── Provided material ──
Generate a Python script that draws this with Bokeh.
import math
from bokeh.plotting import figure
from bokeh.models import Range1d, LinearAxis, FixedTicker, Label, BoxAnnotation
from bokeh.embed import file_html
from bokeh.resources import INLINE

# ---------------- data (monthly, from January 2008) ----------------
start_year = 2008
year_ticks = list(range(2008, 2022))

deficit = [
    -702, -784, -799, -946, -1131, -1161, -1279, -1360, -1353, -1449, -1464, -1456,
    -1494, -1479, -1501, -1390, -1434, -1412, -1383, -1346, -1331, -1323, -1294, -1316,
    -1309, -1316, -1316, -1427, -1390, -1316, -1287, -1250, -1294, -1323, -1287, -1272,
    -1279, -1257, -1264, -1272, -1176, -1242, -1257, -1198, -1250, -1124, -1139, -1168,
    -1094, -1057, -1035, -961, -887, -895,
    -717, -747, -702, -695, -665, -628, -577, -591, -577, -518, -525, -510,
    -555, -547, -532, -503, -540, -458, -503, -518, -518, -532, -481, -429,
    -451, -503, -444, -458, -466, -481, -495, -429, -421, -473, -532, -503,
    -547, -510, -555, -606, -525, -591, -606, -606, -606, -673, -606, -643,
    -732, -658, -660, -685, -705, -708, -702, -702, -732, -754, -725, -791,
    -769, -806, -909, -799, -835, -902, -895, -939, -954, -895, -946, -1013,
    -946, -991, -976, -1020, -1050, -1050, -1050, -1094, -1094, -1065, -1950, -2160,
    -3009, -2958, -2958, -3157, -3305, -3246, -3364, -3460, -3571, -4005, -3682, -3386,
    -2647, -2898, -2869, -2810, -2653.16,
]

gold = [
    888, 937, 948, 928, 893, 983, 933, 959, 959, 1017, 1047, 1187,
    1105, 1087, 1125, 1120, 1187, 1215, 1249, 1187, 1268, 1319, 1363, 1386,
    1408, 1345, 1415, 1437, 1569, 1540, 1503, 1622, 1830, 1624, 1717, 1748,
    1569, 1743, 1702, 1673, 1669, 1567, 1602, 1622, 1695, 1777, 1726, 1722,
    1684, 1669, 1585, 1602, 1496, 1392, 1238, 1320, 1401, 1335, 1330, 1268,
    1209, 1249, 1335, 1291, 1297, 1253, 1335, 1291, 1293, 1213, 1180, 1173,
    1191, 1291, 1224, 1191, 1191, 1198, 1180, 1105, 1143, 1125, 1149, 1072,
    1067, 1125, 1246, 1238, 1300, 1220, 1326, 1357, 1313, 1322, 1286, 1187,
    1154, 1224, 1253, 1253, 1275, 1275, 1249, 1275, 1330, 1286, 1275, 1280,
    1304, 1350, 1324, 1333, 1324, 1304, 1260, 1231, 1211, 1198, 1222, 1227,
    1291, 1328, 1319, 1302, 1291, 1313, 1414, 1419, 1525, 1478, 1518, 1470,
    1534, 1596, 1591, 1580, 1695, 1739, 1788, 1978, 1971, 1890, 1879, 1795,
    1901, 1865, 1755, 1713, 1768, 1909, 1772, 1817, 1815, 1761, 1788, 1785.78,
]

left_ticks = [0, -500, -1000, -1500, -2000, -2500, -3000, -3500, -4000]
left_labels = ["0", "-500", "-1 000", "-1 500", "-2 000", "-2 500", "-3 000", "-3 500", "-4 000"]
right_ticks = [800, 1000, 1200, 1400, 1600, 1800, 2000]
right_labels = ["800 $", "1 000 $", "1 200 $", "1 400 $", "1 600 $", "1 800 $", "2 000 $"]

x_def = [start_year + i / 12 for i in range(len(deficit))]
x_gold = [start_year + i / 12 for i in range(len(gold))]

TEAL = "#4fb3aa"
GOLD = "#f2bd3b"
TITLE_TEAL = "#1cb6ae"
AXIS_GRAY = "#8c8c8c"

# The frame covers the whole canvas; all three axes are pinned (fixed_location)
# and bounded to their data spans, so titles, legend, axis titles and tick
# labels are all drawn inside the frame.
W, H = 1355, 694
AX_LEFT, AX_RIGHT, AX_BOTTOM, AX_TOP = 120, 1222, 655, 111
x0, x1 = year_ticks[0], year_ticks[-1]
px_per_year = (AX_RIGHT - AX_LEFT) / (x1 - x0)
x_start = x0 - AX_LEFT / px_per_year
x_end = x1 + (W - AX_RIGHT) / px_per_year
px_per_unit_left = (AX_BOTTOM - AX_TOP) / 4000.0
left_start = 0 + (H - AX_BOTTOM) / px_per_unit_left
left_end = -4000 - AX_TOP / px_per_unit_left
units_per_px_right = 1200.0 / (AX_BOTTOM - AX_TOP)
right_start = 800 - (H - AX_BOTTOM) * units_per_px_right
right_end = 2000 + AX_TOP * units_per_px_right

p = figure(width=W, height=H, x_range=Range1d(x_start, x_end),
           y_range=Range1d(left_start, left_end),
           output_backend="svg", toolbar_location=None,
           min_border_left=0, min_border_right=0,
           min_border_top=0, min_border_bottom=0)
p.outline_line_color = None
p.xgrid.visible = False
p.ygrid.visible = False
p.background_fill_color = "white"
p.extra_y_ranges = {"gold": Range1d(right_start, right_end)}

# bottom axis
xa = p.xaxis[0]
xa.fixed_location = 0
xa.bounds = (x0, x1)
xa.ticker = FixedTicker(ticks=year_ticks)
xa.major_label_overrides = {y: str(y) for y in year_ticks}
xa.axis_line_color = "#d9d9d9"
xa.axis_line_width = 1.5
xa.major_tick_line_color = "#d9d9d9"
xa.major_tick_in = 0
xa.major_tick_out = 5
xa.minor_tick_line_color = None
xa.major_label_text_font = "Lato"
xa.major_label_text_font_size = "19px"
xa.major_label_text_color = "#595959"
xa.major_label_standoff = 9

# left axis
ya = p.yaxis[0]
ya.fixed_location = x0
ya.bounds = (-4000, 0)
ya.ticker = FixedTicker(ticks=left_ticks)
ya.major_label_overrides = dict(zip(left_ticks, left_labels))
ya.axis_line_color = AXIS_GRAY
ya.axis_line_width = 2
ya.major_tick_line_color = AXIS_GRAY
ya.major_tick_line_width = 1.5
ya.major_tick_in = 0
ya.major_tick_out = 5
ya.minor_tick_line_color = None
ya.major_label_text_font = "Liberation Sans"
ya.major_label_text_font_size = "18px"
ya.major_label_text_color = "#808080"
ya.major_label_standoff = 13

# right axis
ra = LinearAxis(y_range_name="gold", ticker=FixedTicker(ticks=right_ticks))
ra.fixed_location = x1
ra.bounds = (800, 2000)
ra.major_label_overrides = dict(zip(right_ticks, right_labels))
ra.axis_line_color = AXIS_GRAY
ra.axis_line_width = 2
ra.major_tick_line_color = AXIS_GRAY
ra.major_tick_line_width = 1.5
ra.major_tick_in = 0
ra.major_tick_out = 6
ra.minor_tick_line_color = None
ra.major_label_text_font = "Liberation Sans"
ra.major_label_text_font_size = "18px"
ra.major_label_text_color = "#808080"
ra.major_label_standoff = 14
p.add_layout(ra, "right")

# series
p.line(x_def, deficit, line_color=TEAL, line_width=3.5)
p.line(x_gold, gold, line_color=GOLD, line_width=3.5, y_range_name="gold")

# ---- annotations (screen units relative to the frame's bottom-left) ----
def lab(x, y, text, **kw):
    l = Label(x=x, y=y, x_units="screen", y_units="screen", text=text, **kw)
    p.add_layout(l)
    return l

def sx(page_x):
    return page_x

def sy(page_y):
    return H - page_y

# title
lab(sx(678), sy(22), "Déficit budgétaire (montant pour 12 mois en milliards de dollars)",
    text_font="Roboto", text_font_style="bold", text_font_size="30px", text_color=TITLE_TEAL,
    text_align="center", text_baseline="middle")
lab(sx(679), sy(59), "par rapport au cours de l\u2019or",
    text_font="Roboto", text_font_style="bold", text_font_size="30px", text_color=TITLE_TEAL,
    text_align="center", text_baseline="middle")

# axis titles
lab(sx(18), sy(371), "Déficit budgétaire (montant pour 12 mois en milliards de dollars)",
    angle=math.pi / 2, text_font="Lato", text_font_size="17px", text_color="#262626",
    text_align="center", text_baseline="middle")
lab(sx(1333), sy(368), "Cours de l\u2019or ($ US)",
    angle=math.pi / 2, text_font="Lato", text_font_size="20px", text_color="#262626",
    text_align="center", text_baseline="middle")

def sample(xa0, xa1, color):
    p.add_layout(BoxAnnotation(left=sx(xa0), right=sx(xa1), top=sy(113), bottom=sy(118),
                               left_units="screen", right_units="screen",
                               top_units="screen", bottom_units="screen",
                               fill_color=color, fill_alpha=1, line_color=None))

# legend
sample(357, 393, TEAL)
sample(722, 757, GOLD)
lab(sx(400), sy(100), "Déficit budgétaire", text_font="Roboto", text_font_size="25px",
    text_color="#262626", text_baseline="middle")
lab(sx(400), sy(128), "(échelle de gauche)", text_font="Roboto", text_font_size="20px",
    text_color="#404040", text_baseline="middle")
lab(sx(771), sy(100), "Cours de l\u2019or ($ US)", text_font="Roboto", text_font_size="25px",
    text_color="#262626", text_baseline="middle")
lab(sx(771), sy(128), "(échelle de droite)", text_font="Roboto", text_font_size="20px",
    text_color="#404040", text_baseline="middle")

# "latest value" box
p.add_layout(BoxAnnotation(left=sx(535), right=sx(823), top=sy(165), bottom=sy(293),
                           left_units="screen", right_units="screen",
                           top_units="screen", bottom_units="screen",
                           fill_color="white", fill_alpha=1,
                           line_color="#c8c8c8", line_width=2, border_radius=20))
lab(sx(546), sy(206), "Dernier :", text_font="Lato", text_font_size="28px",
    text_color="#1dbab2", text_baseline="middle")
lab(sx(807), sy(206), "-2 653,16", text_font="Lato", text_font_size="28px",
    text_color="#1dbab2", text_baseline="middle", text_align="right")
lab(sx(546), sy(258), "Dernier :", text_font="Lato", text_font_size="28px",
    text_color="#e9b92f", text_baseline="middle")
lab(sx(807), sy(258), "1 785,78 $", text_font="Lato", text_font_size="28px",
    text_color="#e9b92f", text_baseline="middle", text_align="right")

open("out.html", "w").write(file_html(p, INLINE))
───
── Provided material ──
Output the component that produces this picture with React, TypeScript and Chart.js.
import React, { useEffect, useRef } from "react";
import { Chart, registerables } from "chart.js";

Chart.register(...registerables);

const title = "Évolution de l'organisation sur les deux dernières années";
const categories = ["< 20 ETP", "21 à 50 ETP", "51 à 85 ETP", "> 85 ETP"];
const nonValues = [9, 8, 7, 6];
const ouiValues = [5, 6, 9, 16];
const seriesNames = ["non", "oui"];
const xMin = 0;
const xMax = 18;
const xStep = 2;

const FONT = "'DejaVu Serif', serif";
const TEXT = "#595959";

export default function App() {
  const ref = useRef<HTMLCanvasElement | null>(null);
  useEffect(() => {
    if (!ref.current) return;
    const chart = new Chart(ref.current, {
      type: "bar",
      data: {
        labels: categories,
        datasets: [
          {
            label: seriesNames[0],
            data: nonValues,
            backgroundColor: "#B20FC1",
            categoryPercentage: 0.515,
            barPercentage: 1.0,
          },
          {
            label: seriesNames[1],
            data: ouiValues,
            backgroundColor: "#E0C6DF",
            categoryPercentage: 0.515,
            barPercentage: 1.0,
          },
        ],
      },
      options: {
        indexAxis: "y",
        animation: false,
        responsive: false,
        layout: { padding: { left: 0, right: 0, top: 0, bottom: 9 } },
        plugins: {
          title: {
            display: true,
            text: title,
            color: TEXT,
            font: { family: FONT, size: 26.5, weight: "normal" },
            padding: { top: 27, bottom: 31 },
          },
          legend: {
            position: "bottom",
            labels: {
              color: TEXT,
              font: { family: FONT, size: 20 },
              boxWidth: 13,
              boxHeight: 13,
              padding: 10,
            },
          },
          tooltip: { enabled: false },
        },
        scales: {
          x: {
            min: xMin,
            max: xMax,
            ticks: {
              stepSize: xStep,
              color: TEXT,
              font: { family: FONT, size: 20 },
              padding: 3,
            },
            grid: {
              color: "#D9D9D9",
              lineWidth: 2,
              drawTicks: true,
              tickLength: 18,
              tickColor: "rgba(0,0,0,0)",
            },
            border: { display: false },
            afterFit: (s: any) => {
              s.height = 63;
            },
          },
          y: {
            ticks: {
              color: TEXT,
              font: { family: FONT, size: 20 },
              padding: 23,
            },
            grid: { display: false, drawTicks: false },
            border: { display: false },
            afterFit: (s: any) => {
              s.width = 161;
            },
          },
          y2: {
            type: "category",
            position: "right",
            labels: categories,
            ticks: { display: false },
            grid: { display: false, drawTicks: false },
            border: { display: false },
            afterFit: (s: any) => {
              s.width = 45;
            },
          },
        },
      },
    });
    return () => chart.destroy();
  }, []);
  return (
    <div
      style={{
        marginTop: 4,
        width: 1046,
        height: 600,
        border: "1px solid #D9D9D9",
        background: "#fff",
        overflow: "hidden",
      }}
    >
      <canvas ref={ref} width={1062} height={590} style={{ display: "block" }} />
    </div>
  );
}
───
Instruction
The lines to be given again exactly are those from the one containing "Generate a Python" up to and including the one containing "from bokeh.resources import INLINE".

Answer in full
Generate a Python script that draws this with Bokeh.
import math
from bokeh.plotting import figure
from bokeh.models import Range1d, LinearAxis, FixedTicker, Label, BoxAnnotation
from bokeh.embed import file_html
from bokeh.resources import INLINE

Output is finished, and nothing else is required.